There is no minimum. Even a list of 200 highly relevant subscribers will outperform a list of 10,000 unqualified ones. Start building and sending as soon as you have a list, regardless of its size.
What is the best tool for managing email subscribers from social media campaigns?
Mailchimp, Klaviyo, and ActiveCampaign are the most widely used. Klaviyo is particularly strong for e-commerce. For most small and medium businesses, Mailchimp's free tier is a practical starting point. The tool matters less than the quality of the content you send.
How often should I email subscribers acquired from social media?
Once or twice a week during the initial nurture period. After that, a consistent weekly or biweekly cadence is sustainable for most audiences. Frequency should be determined by how much valuable content you can produce — not by a formula.
Will my social media followers be annoyed if I promote my email list?

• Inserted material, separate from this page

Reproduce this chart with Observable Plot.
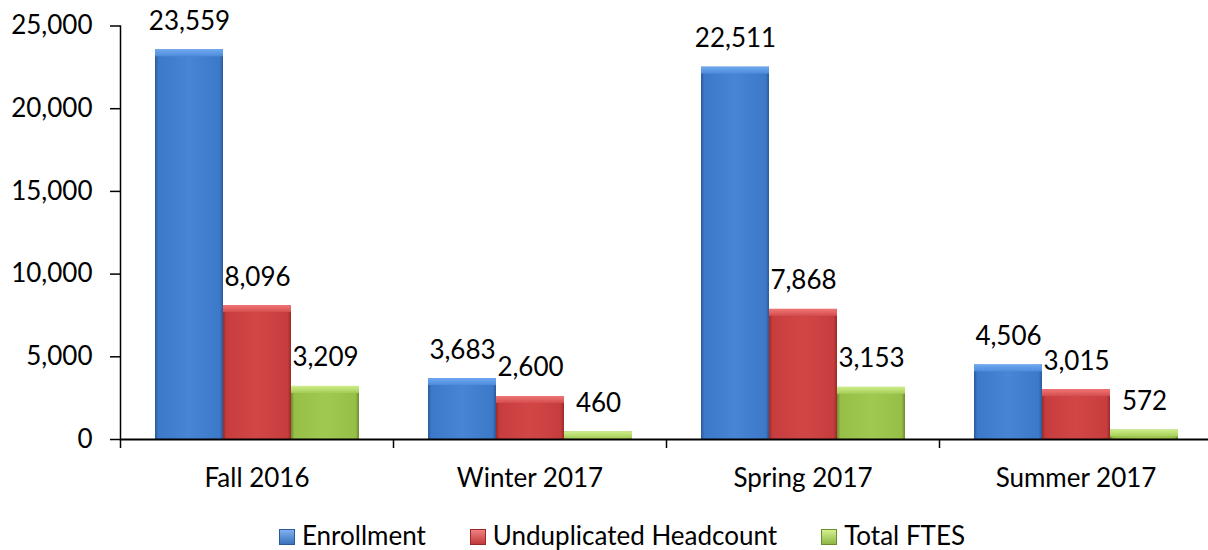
<!DOCTYPE html>
<html>
<head>
<meta charset="utf-8">
<script src="https://cdn.jsdelivr.net/npm/d3@7"></script>
<script src="https://cdn.jsdelivr.net/npm/@observablehq/plot@0.6"></script>
<style>
  html, body { margin: 0; padding: 0; background: #fff; }
  #chart { width: 1208px; height: 550px; overflow: hidden; font-family: Lato, sans-serif; }
  #chart svg { display: block; }
  .legend { display: flex; justify-content: center; align-items: center; height: 30px; margin-top: 20px;
            font-size: 26px; line-height: 30px; color: #000; padding-left: 36px; gap: 44px; }
  .legend .item { display: flex; align-items: center; }
  .legend .sw { width: 16px; height: 16px; margin-right: 7px; position: relative; top: 2px; box-sizing: border-box; }
</style>
</head>
<body>
<div id="chart"></div>
<script>
const categories = ["Fall 2016", "Winter 2017", "Spring 2017", "Summer 2017"];
const series = ["Enrollment", "Unduplicated Headcount", "Total FTES"];
const enrollment = [23559, 3683, 22511, 4506];
const headcount = [8096, 2600, 7868, 3015];
const ftes = [3209, 460, 3153, 572];
const yTicks = [0, 5000, 10000, 15000, 20000, 25000];

const seriesValues = [enrollment, headcount, ftes];
const data = [];
categories.forEach((c, i) => {
  series.forEach((s, j) => data.push({category: c, series: s, value: seriesValues[j][i]}));
});

const gradIds = ["gE", "gU", "gT"];
const bevelIds = ["bE", "bU", "bT"];
const palette = [
  {edge: "#2b5a9a", body: "#3c79c8", mid: "#4785d5", hi: "#6fa8f0", hi2: "#4d8bda", legTop: "#7fb0ee", legBot: "#3a73bd"},
  {edge: "#9a2a2a", body: "#c73d3d", mid: "#d24646", hi: "#f07676", hi2: "#d44c4c", legTop: "#f08080", legBot: "#c03a3a"},
  {edge: "#6c8c2e", body: "#96bf48", mid: "#a0c951", hi: "#cdee88", hi2: "#a5cd58", legTop: "#d2f090", legBot: "#8fb744"}
];

const W = 1208, H = 500;
const bandW = (W + 4 - 120) / categories.length;

const svg = Plot.plot({
  width: W,
  height: H,
  marginLeft: 120,
  marginRight: -4,
  marginTop: 25.5,
  marginBottom: 61,
  style: {fontFamily: "Lato, sans-serif", fontSize: "26px", color: "#000", background: "#fff"},
  fx: {domain: categories, padding: 0, label: null},
  x: {domain: series, paddingInner: 0, paddingOuter: 0.5, axis: null},
  y: {domain: [0, 25000], label: null},
  color: {type: "ordinal", domain: series, range: gradIds.map(id => `url(#${id})`)},
  marks: [
    Plot.barY(data, {fx: "category", x: "series", y: "value", fill: "series"}),
    Plot.barY(data, {fx: "category", x: "series", y1: "value", y2: "value", insetBottom: -7,
                     fill: d => `url(#${bevelIds[series.indexOf(d.series)]})`}),
    Plot.text(data, {fx: "category", x: "series", y: "value", text: d => d3.format(",")(d.value),
                     lineAnchor: "bottom", dy: -20, fontSize: 26, fill: "#000"}),
    Plot.ruleY([0], {stroke: "#000", strokeWidth: 2}),
    Plot.frame({anchor: "left", facetAnchor: "left", stroke: "#000", strokeWidth: 1.5}),
    Plot.axisY({ticks: yTicks, tickFormat: d3.format(","), tickSize: 10, tickPadding: 18,
                fontSize: 26, stroke: "#000", strokeWidth: 1.5, label: null}),
    Plot.axisFx({anchor: "bottom", tickSize: 0, tickPadding: 29, fontSize: 26, label: null}),
    Plot.axisFx({anchor: "bottom", tickSize: 9, tickFormat: () => "", dx: -bandW / 2,
                 stroke: "#000", strokeWidth: 1.5, label: null})
  ]
});

const defs = palette.map((p, i) => `
  <linearGradient id="${gradIds[i]}" x1="0" y1="0" x2="1" y2="0">
    <stop offset="0" stop-color="${p.edge}"/>
    <stop offset="0.05" stop-color="${p.body}"/>
    <stop offset="0.5" stop-color="${p.mid}"/>
    <stop offset="0.95" stop-color="${p.body}"/>
    <stop offset="1" stop-color="${p.edge}"/>
  </linearGradient>
  <linearGradient id="${bevelIds[i]}" x1="0" y1="0" x2="0" y2="1">
    <stop offset="0" stop-color="${p.hi}"/>
    <stop offset="1" stop-color="${p.hi2}"/>
  </linearGradient>`).join("");
svg.insertAdjacentHTML("afterbegin", `<defs>${defs}</defs>`);

const chart = document.getElementById("chart");
chart.appendChild(svg);

const legend = document.createElement("div");
legend.className = "legend";
series.forEach((s, i) => {
  const item = document.createElement("div");
  item.className = "item";
  const sw = document.createElement("span");
  sw.className = "sw";
  sw.style.background = `linear-gradient(to bottom, ${palette[i].legTop}, ${palette[i].legBot})`;
  sw.style.border = `1px solid ${palette[i].edge}`;
  const t = document.createElement("span");
  t.textContent = s;
  item.appendChild(sw);
  item.appendChild(t);
  legend.appendChild(item);
});
chart.appendChild(legend);
</script>
</body>
</html>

Not if the offer is genuinely useful and clearly explained. Followers who are not interested will ignore it. Followers who see value in what you are offering will subscribe. Neither group will penalize you for asking.
Can I upload my email list to social platforms for targeting?
Yes. Facebook, Instagram, and LinkedIn all allow you to upload a customer email list as a custom audience for ad targeting. This lets you run campaigns specifically to people who are already on your list, which is useful for reactivating inactive subscribers or promoting events to a warm audience.